**What you will do**
Copy out the listing that follows, exact in every word, and skip the images.

**Supplied data**
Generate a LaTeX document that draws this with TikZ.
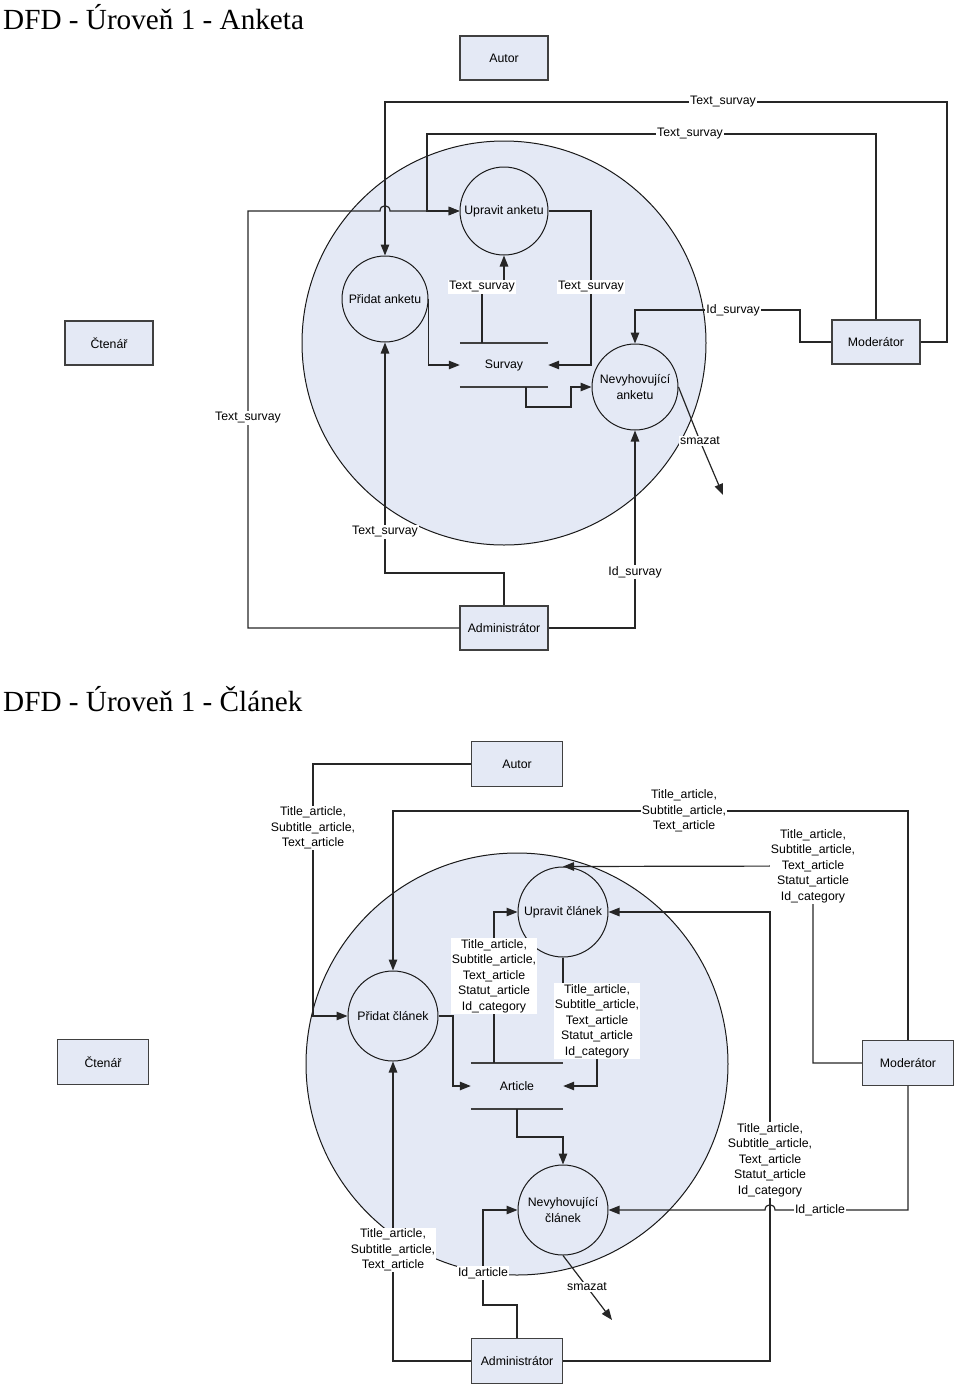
\documentclass[tikz,border=0pt]{standalone}
\usepackage{fontspec}
\setmainfont{Liberation Serif}
\setsansfont{Liberation Sans}
\usetikzlibrary{arrows.meta}
\definecolor{dfdblue}{RGB}{228,233,245}
\tikzset{
  ent/.style={rectangle, draw=black!75, line width=1.3pt, fill=dfdblue, minimum width=88pt, minimum height=44pt, inner sep=0pt},
  proc/.style={circle, draw=black!90, line width=1pt, fill=dfdblue, minimum size=88pt, inner sep=0pt, align=center},
  area/.style={circle, draw=black!90, line width=1pt, fill=dfdblue, inner sep=0pt},
  store/.style={rectangle, minimum width=88pt, minimum height=44pt, inner sep=0pt},
  storeline/.style={draw=black!75, line width=1.6pt},
  flow/.style={draw=black!85, line width=1.2pt, -{Triangle[length=11pt,width=8.5pt]}},
  lbl/.style={fill=white, inner sep=1.2pt, align=center},
  heading/.style={font=\rmfamily\fontsize{29.2}{32}\selectfont, anchor=base west, inner sep=0pt}
}
\begin{document}
\begin{tikzpicture}[x=1pt, y=-1pt, font=\sffamily\fontsize{12.3}{15.5}\selectfont]
\useasboundingbox (0,0) rectangle (960,1387);

% Anketa
\node[heading] (title1) at (3,29) {DFD - Úroveň 1 - Anketa};
\node[area, minimum size=404pt] (sys1) at (504,343) {};
\node[ent] (autor1) at (504,58) {Autor};
\node[ent] (ctenar1) at (109,343) {Čtenář};
\node[ent] (moder1) at (876,342) {Moderátor};
\node[ent] (admin1) at (504,628) {Administrátor};
\node[proc] (upravit1) at (504,211) {Upravit anketu};
\node[proc, minimum size=86pt] (pridat1) at (385,299) {Přidat anketu};
\node[proc, minimum size=86pt] (nevyh1) at (635,387) {Nevyhovující\\anketu};
\node[store] (survay) at (504,365) {Survay};
\draw[storeline] (survay.north west) -- (survay.north east)
  (survay.south west) -- (survay.south east);
\coordinate (smazat1) at (723,495);

\draw[flow] (moder1.east) -- (947,342) -- (947,102) -- (723,102) node[lbl] {Text\_survay} -| (pridat1.north);
\draw[flow] (moder1.north) |- (690,134) node[lbl] {Text\_survay} -| (427,211) -- (upravit1.west);
\draw[flow] (moder1.west) -| (800,310) -- (733,310) node[lbl] {Id\_survay} -| (nevyh1.north);
\draw[flow] (admin1.west) -| (248,418) node[lbl] {Text\_survay} |- (380,211)
  .. controls (380,204) and (390,204) .. (390,211) -- (upravit1.west);
\draw[flow] (admin1.north) |- (385,573) -- (385,532) node[lbl] {Text\_survay} -- (pridat1.south);
\draw[flow] (admin1.east) -| (635,572) node[lbl] {Id\_survay} -- (nevyh1.south);
\draw[flow] (pridat1.east) |- (survay.west);
\draw[flow] (upravit1.east) -| (591,287) node[lbl] {Text\_survay} |- (survay.east);
\draw[flow] ([xshift=-22pt]survay.north) -- (482,287) node[lbl] {Text\_survay} -- (504,287) -- (upravit1.south);
\draw[flow] ([xshift=22pt]survay.south) |- (571,407) |- (nevyh1.west);
\draw[flow] (nevyh1.east) -- (700,441) node[lbl] {smazat} -- (smazat1);

% Clanek
\node[heading] (title2) at (3,711) {DFD - Úroveň 1 - Článek};
\node[area, minimum size=422pt] (sys2) at (517,1064) {};
\node[ent, minimum width=91pt, minimum height=45pt] (autor2) at (517,764) {Autor};
\node[ent, minimum width=91pt, minimum height=45pt] (ctenar2) at (103,1062) {Čtenář};
\node[ent, minimum width=91pt, minimum height=45pt] (moder2) at (908,1063) {Moderátor};
\node[ent, minimum width=91pt, minimum height=45pt] (admin2) at (517,1361) {Administrátor};
\node[proc, minimum size=90pt] (upravit2) at (563,912) {Upravit článek};
\node[proc, minimum size=90pt] (pridat2) at (393,1016) {Přidat článek};
\node[proc, minimum size=90pt] (nevyh2) at (563,1210) {Nevyhovující\\článek};
\node[store, minimum width=92pt, minimum height=46pt] (article) at (517,1086) {Article};
\draw[storeline] (article.north west) -- (article.north east)
  (article.south west) -- (article.south east);
\coordinate (smazat2) at (612,1320);

\draw[flow] (autor2.west) -| (313,828) node[lbl] {Title\_article,\\Subtitle\_article,\\Text\_article} |- (pridat2.west);
\draw[flow] (moder2.north) |- (684,811) node[lbl] {Title\_article,\\Subtitle\_article,\\Text\_article} -| (pridat2.north);
\draw[flow] (moder2.west) -| (813,866) node[lbl] {Title\_article,\\Subtitle\_article,\\Text\_article\\Statut\_article\\Id\_category} -- (upravit2.north);
\draw[flow] (admin2.east) -| (770,1160) node[lbl] {Title\_article,\\Subtitle\_article,\\Text\_article\\Statut\_article\\Id\_category} |- (upravit2.east);
\draw[flow] (moder2.south) |- (820,1210) node[lbl] {Id\_article} -- (775,1210)
  .. controls (775,1203) and (765,1203) .. (765,1210) -- (nevyh2.east);
\draw[flow] (admin2.north) |- (483,1305) -- (483,1273) node[lbl] {Id\_article} |- (nevyh2.west);
\draw[flow] (admin2.west) -| (393,1250) node[lbl] {Title\_article,\\Subtitle\_article,\\Text\_article} -- (pridat2.south);
\draw[flow] (pridat2.east) -| (453,1086) -- (article.west);
\draw[flow] (upravit2.south) -- (563,1021) -- (597,1021) node[lbl] {Title\_article,\\Subtitle\_article,\\Text\_article\\Statut\_article\\Id\_category} |- (article.east);
\draw[flow] ([xshift=-23pt]article.north) -- (494,976) node[lbl] {Title\_article,\\Subtitle\_article,\\Text\_article\\Statut\_article\\Id\_category} |- (upravit2.west);
\draw[flow] (article.south) |- (563,1137) -- (nevyh2.north);
\draw[flow] (nevyh2.south) -- (587,1287) node[lbl] {smazat} -- (smazat2);
\end{tikzpicture}
\end{document}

**Result below**
Generate a LaTeX document that draws this with TikZ.
\documentclass[tikz,border=0pt]{standalone}
\usepackage{fontspec}
\setmainfont{Liberation Serif}
\setsansfont{Liberation Sans}
\usetikzlibrary{arrows.meta}
\definecolor{dfdblue}{RGB}{228,233,245}
\tikzset{
  ent/.style={rectangle, draw=black!75, line width=1.3pt, fill=dfdblue, minimum width=88pt, minimum height=44pt, inner sep=0pt},
  proc/.style={circle, draw=black!90, line width=1pt, fill=dfdblue, minimum size=88pt, inner sep=0pt, align=center},
  area/.style={circle, draw=black!90, line width=1pt, fill=dfdblue, inner sep=0pt},
  store/.style={rectangle, minimum width=88pt, minimum height=44pt, inner sep=0pt},
  storeline/.style={draw=black!75, line width=1.6pt},
  flow/.style={draw=black!85, line width=1.2pt, -{Triangle[length=11pt,width=8.5pt]}},
  lbl/.style={fill=white, inner sep=1.2pt, align=center},
  heading/.style={font=\rmfamily\fontsize{29.2}{32}\selectfont, anchor=base west, inner sep=0pt}
}
\begin{document}
\begin{tikzpicture}[x=1pt, y=-1pt, font=\sffamily\fontsize{12.3}{15.5}\selectfont]
\useasboundingbox (0,0) rectangle (960,1387);

% Anketa
\node[heading] (title1) at (3,29) {DFD - Úroveň 1 - Anketa};
\node[area, minimum size=404pt] (sys1) at (504,343) {};
\node[ent] (autor1) at (504,58) {Autor};
\node[ent] (ctenar1) at (109,343) {Čtenář};
\node[ent] (moder1) at (876,342) {Moderátor};
\node[ent] (admin1) at (504,628) {Administrátor};
\node[proc] (upravit1) at (504,211) {Upravit anketu};
\node[proc, minimum size=86pt] (pridat1) at (385,299) {Přidat anketu};
\node[proc, minimum size=86pt] (nevyh1) at (635,387) {Nevyhovující\\anketu};
\node[store] (survay) at (504,365) {Survay};
\draw[storeline] (survay.north west) -- (survay.north east)
  (survay.south west) -- (survay.south east);
\coordinate (smazat1) at (723,495);

\draw[flow] (moder1.east) -- (947,342) -- (947,102) -- (723,102) node[lbl] {Text\_survay} -| (pridat1.north);
\draw[flow] (moder1.north) |- (690,134) node[lbl] {Text\_survay} -| (427,211) -- (upravit1.west);
\draw[flow] (moder1.west) -| (800,310) -- (733,310) node[lbl] {Id\_survay} -| (nevyh1.north);
\draw[flow] (admin1.west) -| (248,418) node[lbl] {Text\_survay} |- (380,211)
  .. controls (380,204) and (390,204) .. (390,211) -- (upravit1.west);
\draw[flow] (admin1.north) |- (385,573) -- (385,532) node[lbl] {Text\_survay} -- (pridat1.south);
\draw[flow] (admin1.east) -| (635,572) node[lbl] {Id\_survay} -- (nevyh1.south);
\draw[flow] (pridat1.east) |- (survay.west);
\draw[flow] (upravit1.east) -| (591,287) node[lbl] {Text\_survay} |- (survay.east);
\draw[flow] ([xshift=-22pt]survay.north) -- (482,287) node[lbl] {Text\_survay} -- (504,287) -- (upravit1.south);
\draw[flow] ([xshift=22pt]survay.south) |- (571,407) |- (nevyh1.west);
\draw[flow] (nevyh1.east) -- (700,441) node[lbl] {smazat} -- (smazat1);

% Clanek
\node[heading] (title2) at (3,711) {DFD - Úroveň 1 - Článek};
\node[area, minimum size=422pt] (sys2) at (517,1064) {};
\node[ent, minimum width=91pt, minimum height=45pt] (autor2) at (517,764) {Autor};
\node[ent, minimum width=91pt, minimum height=45pt] (ctenar2) at (103,1062) {Čtenář};
\node[ent, minimum width=91pt, minimum height=45pt] (moder2) at (908,1063) {Moderátor};
\node[ent, minimum width=91pt, minimum height=45pt] (admin2) at (517,1361) {Administrátor};
\node[proc, minimum size=90pt] (upravit2) at (563,912) {Upravit článek};
\node[proc, minimum size=90pt] (pridat2) at (393,1016) {Přidat článek};
\node[proc, minimum size=90pt] (nevyh2) at (563,1210) {Nevyhovující\\článek};
\node[store, minimum width=92pt, minimum height=46pt] (article) at (517,1086) {Article};
\draw[storeline] (article.north west) -- (article.north east)
  (article.south west) -- (article.south east);
\coordinate (smazat2) at (612,1320);

\draw[flow] (autor2.west) -| (313,828) node[lbl] {Title\_article,\\Subtitle\_article,\\Text\_article} |- (pridat2.west);
\draw[flow] (moder2.north) |- (684,811) node[lbl] {Title\_article,\\Subtitle\_article,\\Text\_article} -| (pridat2.north);
\draw[flow] (moder2.west) -| (813,866) node[lbl] {Title\_article,\\Subtitle\_article,\\Text\_article\\Statut\_article\\Id\_category} -- (upravit2.north);
\draw[flow] (admin2.east) -| (770,1160) node[lbl] {Title\_article,\\Subtitle\_article,\\Text\_article\\Statut\_article\\Id\_category} |- (upravit2.east);
\draw[flow] (moder2.south) |- (820,1210) node[lbl] {Id\_article} -- (775,1210)
  .. controls (775,1203) and (765,1203) .. (765,1210) -- (nevyh2.east);
\draw[flow] (admin2.north) |- (483,1305) -- (483,1273) node[lbl] {Id\_article} |- (nevyh2.west);
\draw[flow] (admin2.west) -| (393,1250) node[lbl] {Title\_article,\\Subtitle\_article,\\Text\_article} -- (pridat2.south);
\draw[flow] (pridat2.east) -| (453,1086) -- (article.west);
\draw[flow] (upravit2.south) -- (563,1021) -- (597,1021) node[lbl] {Title\_article,\\Subtitle\_article,\\Text\_article\\Statut\_article\\Id\_category} |- (article.east);
\draw[flow] ([xshift=-23pt]article.north) -- (494,976) node[lbl] {Title\_article,\\Subtitle\_article,\\Text\_article\\Statut\_article\\Id\_category} |- (upravit2.west);
\draw[flow] (article.south) |- (563,1137) -- (nevyh2.north);
\draw[flow] (nevyh2.south) -- (587,1287) node[lbl] {smazat} -- (smazat2);
\end{tikzpicture}
\end{document}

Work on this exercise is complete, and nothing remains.